AMR: Global Impact on Human and Animal Health Panelists

Dr. Katie Mrdutt (Mir-due-t) is the Food Armor® Program Manager with the Food Armor® Foundation. Dr. Mrdutt’s responsibilities include educating veterinarians, farmers and industry stakeholders on responsible medication use and antimicrobial stewardship in animal agricul-ture. She earned her Bachelor of Science and Veterinary Medical degrees from the University of Minnesota, graduating in 2011 and is currently pursuing a MBA from the University of Wisconsin Eau Claire. Following graduation from veterinary school she went into private practice with an emphasis on dairy production systems. In July of 2014, she joined the Wisconsin Veterinary Medical Association in her current role. The Food Armor® program transitioned from the WVMA to a standalone non-profit foundation in the fall of 2017, now called the Food Armor® Foundation. She currently resides in Western Wisconsin with her husband, 3 children and their herd of beef cows.


Nasia Safdar has been the Medical Director of Infection Control at UW Hospital and Clinics since 2009. She came to Wisconsin in 1997 for her residency and fellowship. She is board certified in infectious disease and she focuses on healthcare-associated infections, particularly in the acute care setting. Dr. Safdar believes that many health care-associated infections can be prevented with adherence to known best practices. As medical director for the department of infection prevention, her job is to lead the department in its mission of reducing healthcare-associated infections by identifying, testing and implementing interventions that have benefit for reducing health care associated infections (HAI).
She is an associate professor of infectious diseases at the University of Wisconsin School of Medicine and Public Health and the Associate Chief of Staff for Research at the William S. Middleton VA Hospital. Her research includes the evaluation of novel and innovative strategies for prevention of HAI. She is currently leading the fecal bacteriotherapy program at UW Hospital and is the principal investigator of a current ongoing VA-funded trial of probiotics for reducing HAI.

Katrina R. Viviano, DVM, PhD, DACVIM, DACVCP is a Clinical Associate Professor in Department of Medical Sciences at University of Wisconsin-Madison, School of Veterinary Medicine. The clinical challenges presented by antimicrobial resistant infections in companion animals drives her clinical interest in antibiotic stewardship and teaching evidence-based prescribing. After receiving her DVM from the University of Wisconsin-Madison, she completed board-certification as a small animal internist and clinical pharmacologist. Her classical training as a PhD organic chemist serves as her foundation and led to her interest in pursuing a career in academic research, which also impacts the lives of her patients. Other clinical interests include toxicology, immune-mediated diseases, and the role of antioxidants in health and disease.

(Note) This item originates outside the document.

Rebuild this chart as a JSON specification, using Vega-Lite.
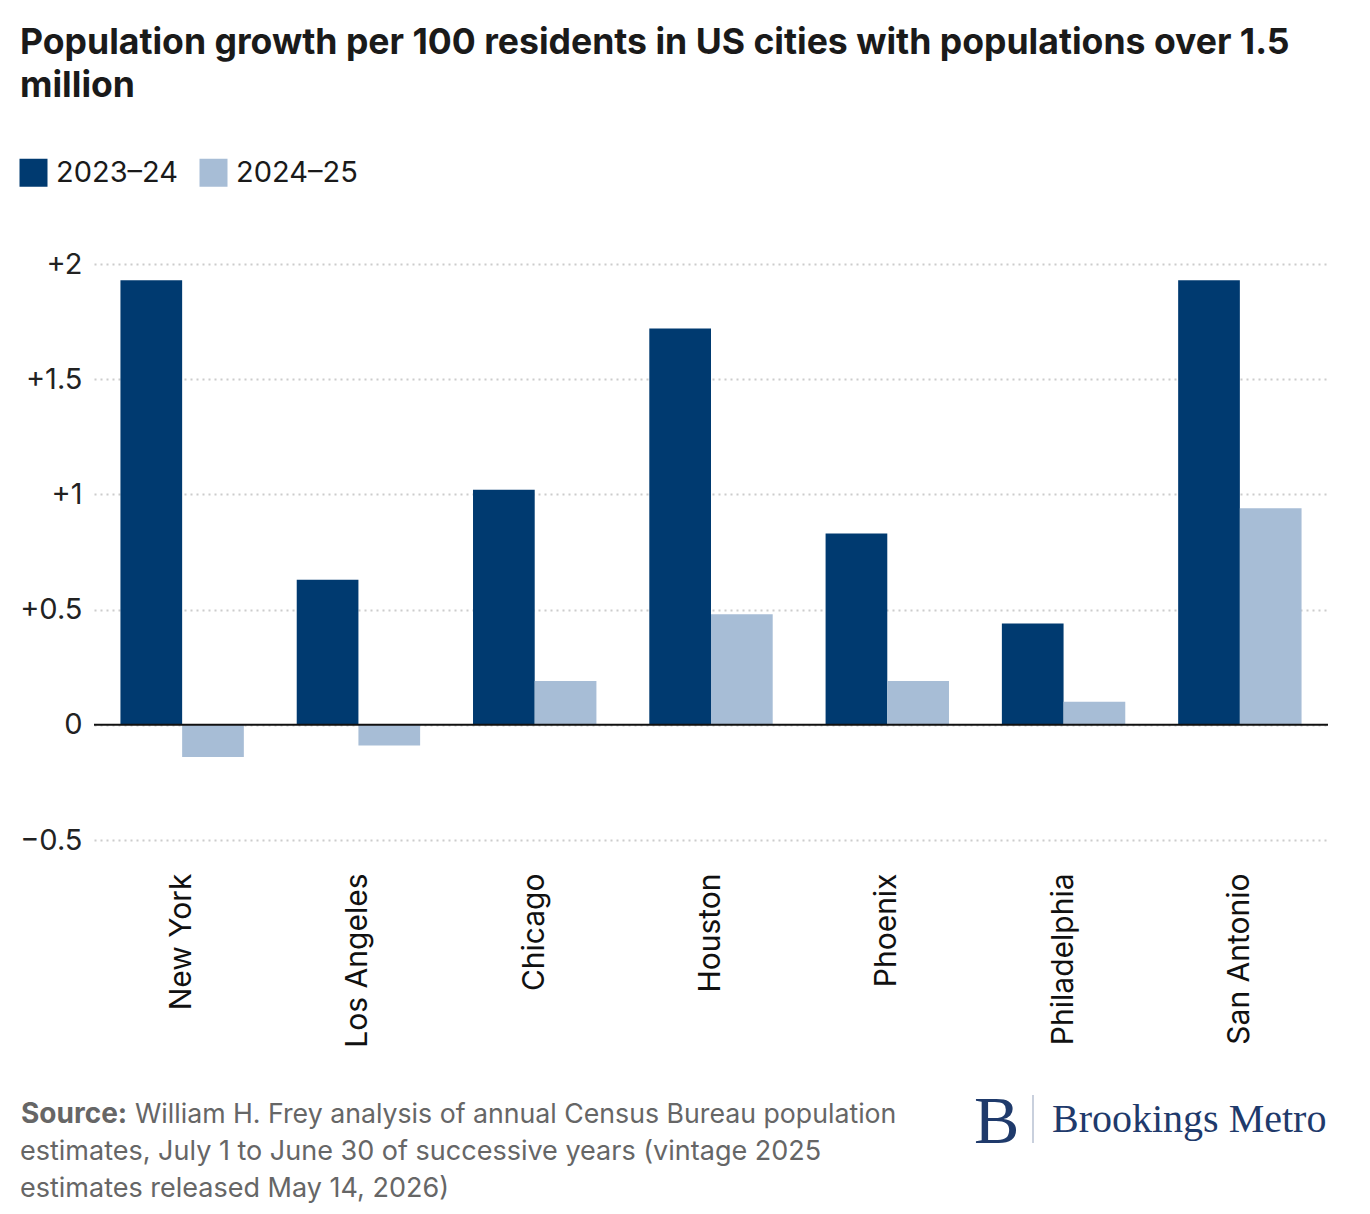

Michael Moll has served as the primary athletic trainer at UW–Madison for a variety of sports including softball, men’s and women’s tennis, women’s basketball and wrestling. From 2003-12 he was an assistant athletic trainer with the football team. From 2012-2017, Moll has served as the Badgers’ head football athletic trainer.
In his role as Assistant Athletic Director of Sports Medicine, Moll will be responsible for developing, coordinating, and administering the overall sports medicine program for UW. He will serve as the athletics’ health care administrator and oversee UW’s athletic health care administration and delivery. That includes directing the development, coordination and delivery of the professional and administrative services essential to the successful implementation of a comprehensive sports medicine program.
Currently the vice president of the Wisconsin Athletic Trainers’ Association, Moll was awarded the WATA Distinguished Service Award in 2007. He is also currently the Wisconsin state representative to the Great Lakes Athletic Trainers’ Association.